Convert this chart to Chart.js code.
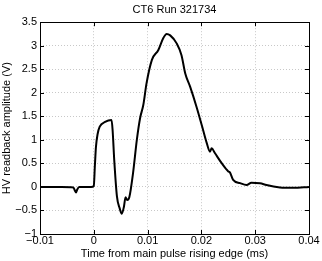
<!DOCTYPE html>
<html>
<head>
<meta charset="utf-8">
<script src="https://cdn.jsdelivr.net/npm/chart.js@4"></script>
<style>
  html, body { margin: 0; padding: 0; background: #fff; }
  canvas { display: block; }
</style>
</head>
<body>
<canvas id="hvChart" width="322" height="261"></canvas>
<script>
// readback waveform
const timeMs = [-0.01, -0.006, -0.0038, -0.0035, -0.0033, -0.0031, -0.0027, -0.0005, 0.0, 0.0002, 0.0004,
    0.0007, 0.0011, 0.0021, 0.0033, 0.0035, 0.0038, 0.0043, 0.0048, 0.0052, 0.0056, 0.0059, 0.0062,
    0.0066, 0.0073, 0.0080, 0.0086, 0.0092, 0.0098, 0.0108, 0.0120, 0.0129, 0.01355, 0.0142, 0.0154,
    0.0163, 0.0170, 0.0179, 0.0191, 0.0201, 0.0210, 0.0216, 0.0219, 0.0225, 0.0238, 0.0250, 0.0253,
    0.0259, 0.0272, 0.0284, 0.0293, 0.0309, 0.0321, 0.0346, 0.0371, 0.04];
const hvVolts = [0.0, 0.0, -0.01, -0.08, -0.12, -0.06, 0.0, 0.0, 0.02, 0.45, 0.85,
    1.12, 1.28, 1.38, 1.42, 1.2, 0.57, -0.2, -0.45, -0.57, -0.42, -0.22, -0.28,
    -0.22, 0.3, 1.0, 1.46, 1.74, 2.2, 2.7, 2.91, 3.16, 3.25, 3.22, 3.05,
    2.80, 2.41, 2.13, 1.70, 1.30, 0.93, 0.75, 0.82, 0.72, 0.5, 0.33, 0.31,
    0.15, 0.08, 0.04, 0.09, 0.08, 0.04, -0.01, -0.02, 0.0];
const xTicks = [-0.01, 0, 0.01, 0.02, 0.03, 0.04];
const yTicks = [-1, -0.5, 0, 0.5, 1, 1.5, 2, 2.5, 3, 3.5];

const FONT = 'Liberation Sans, Arial, Helvetica, sans-serif';

function fmt(v) {
    const s = String(Math.round(v * 1000) / 1000);
    return s.replace('-', '\u2212');
}

// MATLAB style inward ticks on all four sides
const innerTicks = {
    id: 'innerTicks',
    afterDraw(chart) {
        const { ctx, chartArea: a, scales } = chart;
        ctx.save();
        ctx.strokeStyle = '#000';
        ctx.lineWidth = 1;
        ctx.beginPath();
        xTicks.forEach(v => {
            const px = Math.round(scales.x.getPixelForValue(v)) + 0.5;
            ctx.moveTo(px, a.bottom); ctx.lineTo(px, a.bottom - 4);
            ctx.moveTo(px, a.top); ctx.lineTo(px, a.top + 4);
        });
        yTicks.forEach(v => {
            const py = Math.round(scales.y.getPixelForValue(v)) + 0.5;
            ctx.moveTo(a.left, py); ctx.lineTo(a.left + 4, py);
            ctx.moveTo(a.right, py); ctx.lineTo(a.right - 4, py);
        });
        ctx.stroke();
        ctx.strokeRect(Math.round(a.left) + 0.5, Math.round(a.top) + 0.5,
            Math.round(a.right - a.left), Math.round(a.bottom - a.top));
        ctx.restore();
    }
};

new Chart(document.getElementById('hvChart'), {
    type: 'line',
    data: {
        datasets: [{
            data: timeMs.map((t, i) => ({ x: t, y: hvVolts[i] })),
            borderColor: '#000',
            borderWidth: 2,
            pointRadius: 0,
            fill: false,
            cubicInterpolationMode: 'monotone'
        }]
    },
    options: {
        responsive: false,
        animation: false,
        layout: { padding: { left: 0, right: 13, top: 0, bottom: 0 } },
        plugins: {
            legend: { display: false },
            tooltip: { enabled: false },
            title: {
                display: true,
                fullSize: false,
                text: 'CT6 Run 321734',
                color: '#000',
                font: { family: FONT, size: 11, weight: 'normal' },
                padding: { top: 3, bottom: 6 }
            }
        },
        scales: {
            x: {
                type: 'linear',
                min: -0.01,
                max: 0.04,
                afterBuildTicks: s => { s.ticks = xTicks.map(v => ({ value: v })); },
                afterFit: s => { s.height = 27; },
                ticks: {
                    color: '#000',
                    font: { family: FONT, size: 11 },
                    padding: 0,
                    maxRotation: 0,
                    callback: v => fmt(v)
                },
                grid: { color: '#c8c8c8', tickLength: 0, drawTicks: false, lineWidth: 1 },
                border: { display: false, dash: [1, 2] },
                title: {
                    display: true,
                    text: 'Time from main pulse rising edge (ms)',
                    color: '#000',
                    font: { family: FONT, size: 11 },
                    padding: { top: 0, bottom: 0 }
                }
            },
            y: {
                min: -1,
                max: 3.5,
                afterBuildTicks: s => { s.ticks = yTicks.map(v => ({ value: v })); },
                afterFit: s => { s.width = 40; },
                ticks: {
                    color: '#000',
                    font: { family: FONT, size: 11 },
                    padding: 3,
                    callback: v => fmt(v)
                },
                grid: { color: '#c8c8c8', drawTicks: false, lineWidth: 1 },
                border: { display: false, dash: [1, 2] },
                title: {
                    display: true,
                    text: 'HV readback amplitude (V)',
                    color: '#000',
                    font: { family: FONT, size: 11 },
                    padding: { top: 0, bottom: 0 }
                }
            }
        }
    },
    plugins: [innerTicks]
});
</script>
</body>
</html>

What you are asked to do
Repeat the data exactly, without the pictures.

Task response
Convert this chart to Chart.js code.
<!DOCTYPE html>
<html>
<head>
<meta charset="utf-8">
<script src="https://cdn.jsdelivr.net/npm/chart.js@4"></script>
<style>
  html, body { margin: 0; padding: 0; background: #fff; }
  canvas { display: block; }
</style>
</head>
<body>
<canvas id="hvChart" width="322" height="261"></canvas>
<script>
// readback waveform
const timeMs = [-0.01, -0.006, -0.0038, -0.0035, -0.0033, -0.0031, -0.0027, -0.0005, 0.0, 0.0002, 0.0004,
    0.0007, 0.0011, 0.0021, 0.0033, 0.0035, 0.0038, 0.0043, 0.0048, 0.0052, 0.0056, 0.0059, 0.0062,
    0.0066, 0.0073, 0.0080, 0.0086, 0.0092, 0.0098, 0.0108, 0.0120, 0.0129, 0.01355, 0.0142, 0.0154,
    0.0163, 0.0170, 0.0179, 0.0191, 0.0201, 0.0210, 0.0216, 0.0219, 0.0225, 0.0238, 0.0250, 0.0253,
    0.0259, 0.0272, 0.0284, 0.0293, 0.0309, 0.0321, 0.0346, 0.0371, 0.04];
const hvVolts = [0.0, 0.0, -0.01, -0.08, -0.12, -0.06, 0.0, 0.0, 0.02, 0.45, 0.85,
    1.12, 1.28, 1.38, 1.42, 1.2, 0.57, -0.2, -0.45, -0.57, -0.42, -0.22, -0.28,
    -0.22, 0.3, 1.0, 1.46, 1.74, 2.2, 2.7, 2.91, 3.16, 3.25, 3.22, 3.05,
    2.80, 2.41, 2.13, 1.70, 1.30, 0.93, 0.75, 0.82, 0.72, 0.5, 0.33, 0.31,
    0.15, 0.08, 0.04, 0.09, 0.08, 0.04, -0.01, -0.02, 0.0];
const xTicks = [-0.01, 0, 0.01, 0.02, 0.03, 0.04];
const yTicks = [-1, -0.5, 0, 0.5, 1, 1.5, 2, 2.5, 3, 3.5];

const FONT = 'Liberation Sans, Arial, Helvetica, sans-serif';

function fmt(v) {
    const s = String(Math.round(v * 1000) / 1000);
    return s.replace('-', '\u2212');
}

// MATLAB style inward ticks on all four sides
const innerTicks = {
    id: 'innerTicks',
    afterDraw(chart) {
        const { ctx, chartArea: a, scales } = chart;
        ctx.save();
        ctx.strokeStyle = '#000';
        ctx.lineWidth = 1;
        ctx.beginPath();
        xTicks.forEach(v => {
            const px = Math.round(scales.x.getPixelForValue(v)) + 0.5;
            ctx.moveTo(px, a.bottom); ctx.lineTo(px, a.bottom - 4);
            ctx.moveTo(px, a.top); ctx.lineTo(px, a.top + 4);
        });
        yTicks.forEach(v => {
            const py = Math.round(scales.y.getPixelForValue(v)) + 0.5;
            ctx.moveTo(a.left, py); ctx.lineTo(a.left + 4, py);
            ctx.moveTo(a.right, py); ctx.lineTo(a.right - 4, py);
        });
        ctx.stroke();
        ctx.strokeRect(Math.round(a.left) + 0.5, Math.round(a.top) + 0.5,
            Math.round(a.right - a.left), Math.round(a.bottom - a.top));
        ctx.restore();
    }
};

new Chart(document.getElementById('hvChart'), {
    type: 'line',
    data: {
        datasets: [{
            data: timeMs.map((t, i) => ({ x: t, y: hvVolts[i] })),
            borderColor: '#000',
            borderWidth: 2,
            pointRadius: 0,
            fill: false,
            cubicInterpolationMode: 'monotone'
        }]
    },
    options: {
        responsive: false,
        animation: false,
        layout: { padding: { left: 0, right: 13, top: 0, bottom: 0 } },
        plugins: {
            legend: { display: false },
            tooltip: { enabled: false },
            title: {
                display: true,
                fullSize: false,
                text: 'CT6 Run 321734',
                color: '#000',
                font: { family: FONT, size: 11, weight: 'normal' },
                padding: { top: 3, bottom: 6 }
            }
        },
        scales: {
            x: {
                type: 'linear',
                min: -0.01,
                max: 0.04,
                afterBuildTicks: s => { s.ticks = xTicks.map(v => ({ value: v })); },
                afterFit: s => { s.height = 27; },
                ticks: {
                    color: '#000',
                    font: { family: FONT, size: 11 },
                    padding: 0,
                    maxRotation: 0,
                    callback: v => fmt(v)
                },
                grid: { color: '#c8c8c8', tickLength: 0, drawTicks: false, lineWidth: 1 },
                border: { display: false, dash: [1, 2] },
                title: {
                    display: true,
                    text: 'Time from main pulse rising edge (ms)',
                    color: '#000',
                    font: { family: FONT, size: 11 },
                    padding: { top: 0, bottom: 0 }
                }
            },
            y: {
                min: -1,
                max: 3.5,
                afterBuildTicks: s => { s.ticks = yTicks.map(v => ({ value: v })); },
                afterFit: s => { s.width = 40; },
                ticks: {
                    color: '#000',
                    font: { family: FONT, size: 11 },
                    padding: 3,
                    callback: v => fmt(v)
                },
                grid: { color: '#c8c8c8', drawTicks: false, lineWidth: 1 },
                border: { display: false, dash: [1, 2] },
                title: {
                    display: true,
                    text: 'HV readback amplitude (V)',
                    color: '#000',
                    font: { family: FONT, size: 11 },
                    padding: { top: 0, bottom: 0 }
                }
            }
        }
    },
    plugins: [innerTicks]
});
</script>
</body>
</html>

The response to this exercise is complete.